A total of 3 004 high-confidence full-length lncRNAs were identified
with an average length of 1 424 bp. To study these lncRNAs in detail, we
classified them into 5 different categories based on their genomic
distribution and potential functions. Among these lncRNAs, a large
proportion (44.6%) represented sense lncRNAs, 19.5% of them were
produced from the antisense strand of protein-coding genes, while 19.2%
of them appeared to be intergenic non-coding RNAs. LikeArabidopsis lncRNAs (Liu, Jung, Xu, Wang, Deng, Bernad,
Arenas-Huertero & Chua, 2012), only a few cassava lncRNAs (11 of 3 004
lncRNAs) acted as precursor transcripts of miRNAs or siRNAs after
aligning miRNA sequences from miRbase to our lncRNAs collection
(Table S1).

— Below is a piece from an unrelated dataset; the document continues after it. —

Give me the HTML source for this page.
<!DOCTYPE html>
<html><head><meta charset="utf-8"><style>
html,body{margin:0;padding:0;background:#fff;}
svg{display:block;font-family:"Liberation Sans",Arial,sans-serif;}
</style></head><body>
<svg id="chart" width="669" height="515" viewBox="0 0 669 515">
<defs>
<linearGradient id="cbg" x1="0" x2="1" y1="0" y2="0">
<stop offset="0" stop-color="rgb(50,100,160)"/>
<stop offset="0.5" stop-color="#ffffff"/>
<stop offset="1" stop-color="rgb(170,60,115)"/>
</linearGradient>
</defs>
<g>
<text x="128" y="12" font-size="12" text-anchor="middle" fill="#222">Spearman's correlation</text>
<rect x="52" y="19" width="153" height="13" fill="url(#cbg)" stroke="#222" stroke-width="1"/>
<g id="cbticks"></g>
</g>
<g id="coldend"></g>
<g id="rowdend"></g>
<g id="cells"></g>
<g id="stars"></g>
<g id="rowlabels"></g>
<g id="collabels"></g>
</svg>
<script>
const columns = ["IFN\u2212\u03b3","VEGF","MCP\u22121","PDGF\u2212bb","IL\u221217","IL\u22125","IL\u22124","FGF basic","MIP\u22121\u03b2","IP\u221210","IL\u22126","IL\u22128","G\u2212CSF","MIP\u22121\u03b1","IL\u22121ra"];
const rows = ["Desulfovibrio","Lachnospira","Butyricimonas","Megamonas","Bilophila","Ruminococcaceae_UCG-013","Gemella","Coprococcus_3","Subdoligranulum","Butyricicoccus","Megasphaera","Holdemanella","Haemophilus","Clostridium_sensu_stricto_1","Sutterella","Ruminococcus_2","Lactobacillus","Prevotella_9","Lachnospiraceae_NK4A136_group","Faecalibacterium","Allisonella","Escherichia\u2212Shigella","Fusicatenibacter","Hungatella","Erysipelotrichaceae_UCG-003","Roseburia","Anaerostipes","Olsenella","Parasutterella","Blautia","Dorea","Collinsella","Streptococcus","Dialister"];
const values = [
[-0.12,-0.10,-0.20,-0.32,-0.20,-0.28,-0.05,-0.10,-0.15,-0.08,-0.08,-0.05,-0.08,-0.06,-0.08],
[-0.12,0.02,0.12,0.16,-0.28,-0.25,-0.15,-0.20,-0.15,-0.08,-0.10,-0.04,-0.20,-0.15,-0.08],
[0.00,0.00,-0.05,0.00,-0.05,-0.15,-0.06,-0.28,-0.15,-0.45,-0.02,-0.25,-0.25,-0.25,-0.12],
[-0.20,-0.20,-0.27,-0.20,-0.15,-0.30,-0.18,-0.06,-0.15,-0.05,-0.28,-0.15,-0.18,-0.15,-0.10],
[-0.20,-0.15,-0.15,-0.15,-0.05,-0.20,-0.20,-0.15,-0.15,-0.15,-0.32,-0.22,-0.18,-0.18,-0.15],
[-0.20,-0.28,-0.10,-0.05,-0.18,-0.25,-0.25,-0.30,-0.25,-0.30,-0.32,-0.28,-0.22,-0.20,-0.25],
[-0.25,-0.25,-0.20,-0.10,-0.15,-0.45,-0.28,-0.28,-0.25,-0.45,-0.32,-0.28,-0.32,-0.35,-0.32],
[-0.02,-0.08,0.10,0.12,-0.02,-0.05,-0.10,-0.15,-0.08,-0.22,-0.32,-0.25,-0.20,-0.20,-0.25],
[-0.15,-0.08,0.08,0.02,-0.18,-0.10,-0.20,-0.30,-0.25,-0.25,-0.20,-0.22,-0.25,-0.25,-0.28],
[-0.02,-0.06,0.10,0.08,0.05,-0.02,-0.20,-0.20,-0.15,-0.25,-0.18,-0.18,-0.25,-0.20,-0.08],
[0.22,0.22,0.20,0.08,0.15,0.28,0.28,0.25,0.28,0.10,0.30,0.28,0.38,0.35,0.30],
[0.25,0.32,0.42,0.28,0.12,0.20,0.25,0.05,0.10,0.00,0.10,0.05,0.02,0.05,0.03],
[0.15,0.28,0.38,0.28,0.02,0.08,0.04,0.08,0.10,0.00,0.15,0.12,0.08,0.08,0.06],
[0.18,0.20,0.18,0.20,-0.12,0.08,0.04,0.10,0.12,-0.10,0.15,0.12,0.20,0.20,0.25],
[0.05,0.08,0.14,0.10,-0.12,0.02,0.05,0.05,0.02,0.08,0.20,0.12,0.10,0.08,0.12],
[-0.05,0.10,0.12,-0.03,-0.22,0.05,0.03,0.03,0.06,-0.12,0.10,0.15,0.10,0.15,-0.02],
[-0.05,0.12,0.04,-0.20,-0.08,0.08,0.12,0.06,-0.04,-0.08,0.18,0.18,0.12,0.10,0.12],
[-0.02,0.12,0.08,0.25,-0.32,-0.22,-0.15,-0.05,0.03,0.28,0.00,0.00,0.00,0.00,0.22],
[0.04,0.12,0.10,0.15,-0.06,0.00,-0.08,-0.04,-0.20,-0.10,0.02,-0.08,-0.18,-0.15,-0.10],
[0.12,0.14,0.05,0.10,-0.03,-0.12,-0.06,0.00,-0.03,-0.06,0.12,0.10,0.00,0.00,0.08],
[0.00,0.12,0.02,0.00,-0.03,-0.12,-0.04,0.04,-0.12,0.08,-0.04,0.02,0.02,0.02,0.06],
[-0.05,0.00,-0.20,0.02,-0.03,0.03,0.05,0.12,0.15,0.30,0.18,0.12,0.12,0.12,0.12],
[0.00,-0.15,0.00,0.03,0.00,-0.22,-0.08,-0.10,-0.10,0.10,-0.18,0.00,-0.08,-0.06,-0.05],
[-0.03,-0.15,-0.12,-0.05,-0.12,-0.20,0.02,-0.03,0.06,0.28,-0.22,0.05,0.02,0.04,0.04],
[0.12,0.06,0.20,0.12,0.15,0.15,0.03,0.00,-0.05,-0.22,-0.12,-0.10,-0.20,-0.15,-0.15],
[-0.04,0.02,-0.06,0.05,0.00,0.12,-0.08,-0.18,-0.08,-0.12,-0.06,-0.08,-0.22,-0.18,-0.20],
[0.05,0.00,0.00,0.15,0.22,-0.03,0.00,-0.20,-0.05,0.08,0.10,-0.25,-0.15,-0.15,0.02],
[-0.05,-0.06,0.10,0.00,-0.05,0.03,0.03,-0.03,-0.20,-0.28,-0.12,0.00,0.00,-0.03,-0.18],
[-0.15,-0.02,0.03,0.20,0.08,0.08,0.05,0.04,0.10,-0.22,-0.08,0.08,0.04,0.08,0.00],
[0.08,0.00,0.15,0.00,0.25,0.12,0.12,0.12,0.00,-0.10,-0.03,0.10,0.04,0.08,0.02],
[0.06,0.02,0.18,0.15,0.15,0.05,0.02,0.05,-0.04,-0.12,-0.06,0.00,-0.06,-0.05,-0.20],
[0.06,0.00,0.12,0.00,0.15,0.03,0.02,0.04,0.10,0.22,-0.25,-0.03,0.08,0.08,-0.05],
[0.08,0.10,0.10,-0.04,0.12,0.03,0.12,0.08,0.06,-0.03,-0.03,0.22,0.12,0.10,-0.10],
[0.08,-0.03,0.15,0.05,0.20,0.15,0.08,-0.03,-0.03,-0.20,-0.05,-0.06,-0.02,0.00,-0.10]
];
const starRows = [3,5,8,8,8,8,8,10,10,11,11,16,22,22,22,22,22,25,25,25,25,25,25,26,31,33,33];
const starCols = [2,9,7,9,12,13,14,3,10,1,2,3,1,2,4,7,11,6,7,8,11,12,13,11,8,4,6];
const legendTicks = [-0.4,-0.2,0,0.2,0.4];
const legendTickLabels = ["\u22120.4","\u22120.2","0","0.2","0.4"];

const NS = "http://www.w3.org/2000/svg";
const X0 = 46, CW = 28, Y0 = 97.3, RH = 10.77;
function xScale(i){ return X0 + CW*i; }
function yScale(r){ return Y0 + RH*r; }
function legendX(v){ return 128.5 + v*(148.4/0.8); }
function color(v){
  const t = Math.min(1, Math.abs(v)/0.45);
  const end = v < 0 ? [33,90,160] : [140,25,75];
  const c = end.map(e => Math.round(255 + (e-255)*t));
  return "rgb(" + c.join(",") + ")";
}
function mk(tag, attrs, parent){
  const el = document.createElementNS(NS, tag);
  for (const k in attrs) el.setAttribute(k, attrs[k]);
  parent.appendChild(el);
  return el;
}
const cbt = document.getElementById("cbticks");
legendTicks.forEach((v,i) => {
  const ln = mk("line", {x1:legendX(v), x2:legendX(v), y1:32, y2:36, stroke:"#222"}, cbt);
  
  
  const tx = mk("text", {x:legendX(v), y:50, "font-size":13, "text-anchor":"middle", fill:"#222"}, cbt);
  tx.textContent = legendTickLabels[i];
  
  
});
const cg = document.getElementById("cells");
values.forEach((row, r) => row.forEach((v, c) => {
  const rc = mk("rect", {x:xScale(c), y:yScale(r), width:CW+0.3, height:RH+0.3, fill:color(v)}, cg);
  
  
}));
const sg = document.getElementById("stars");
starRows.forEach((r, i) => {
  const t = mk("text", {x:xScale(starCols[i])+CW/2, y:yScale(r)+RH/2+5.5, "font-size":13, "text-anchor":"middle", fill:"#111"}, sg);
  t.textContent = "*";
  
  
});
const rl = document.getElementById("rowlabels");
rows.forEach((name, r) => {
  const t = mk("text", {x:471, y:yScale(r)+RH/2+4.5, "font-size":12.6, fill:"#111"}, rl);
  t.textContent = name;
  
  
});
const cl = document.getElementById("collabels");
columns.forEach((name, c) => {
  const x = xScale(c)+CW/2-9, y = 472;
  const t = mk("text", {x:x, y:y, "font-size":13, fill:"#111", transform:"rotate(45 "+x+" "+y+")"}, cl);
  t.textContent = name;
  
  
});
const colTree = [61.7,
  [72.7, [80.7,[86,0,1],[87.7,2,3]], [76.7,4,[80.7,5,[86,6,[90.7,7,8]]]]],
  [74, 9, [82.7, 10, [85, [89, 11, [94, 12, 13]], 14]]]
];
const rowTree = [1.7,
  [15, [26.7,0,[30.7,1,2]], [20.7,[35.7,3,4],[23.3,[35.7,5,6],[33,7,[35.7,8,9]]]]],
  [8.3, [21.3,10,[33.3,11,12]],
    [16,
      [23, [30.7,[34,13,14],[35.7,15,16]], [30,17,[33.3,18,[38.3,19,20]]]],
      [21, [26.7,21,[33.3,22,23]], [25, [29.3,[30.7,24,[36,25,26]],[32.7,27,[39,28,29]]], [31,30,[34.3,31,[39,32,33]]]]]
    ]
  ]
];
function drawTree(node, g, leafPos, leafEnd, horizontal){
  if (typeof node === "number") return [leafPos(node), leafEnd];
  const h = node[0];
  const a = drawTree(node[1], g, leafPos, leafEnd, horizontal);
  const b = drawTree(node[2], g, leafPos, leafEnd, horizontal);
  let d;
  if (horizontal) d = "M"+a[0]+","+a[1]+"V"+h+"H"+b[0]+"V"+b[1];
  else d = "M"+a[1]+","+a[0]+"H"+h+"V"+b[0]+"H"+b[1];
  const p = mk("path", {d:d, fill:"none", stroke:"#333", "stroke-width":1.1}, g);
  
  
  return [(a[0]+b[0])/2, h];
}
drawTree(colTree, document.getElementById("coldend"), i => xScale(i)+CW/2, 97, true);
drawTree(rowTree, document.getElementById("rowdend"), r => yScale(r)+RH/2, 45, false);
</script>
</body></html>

We then estimated the expression level of each transcript
using FPKM and found that these lncRNAs had a lower expression level
than mRNAs (Figure 1b), and 13.7% of them were specifically detected
in cold or normal conditions. We also found that the expression levels
of the sense and intronic lncRNAs were higher than those of other types
but slightly lower than mRNAs. By comparing global expression levels of
lncRNAs between normal and cold-treated conditions (Figure 1c), we
detected 316 lncRNAs that were significantly altered by cold treatment,
of which 139 showed induced expression (Figure 1d-e, Table S1).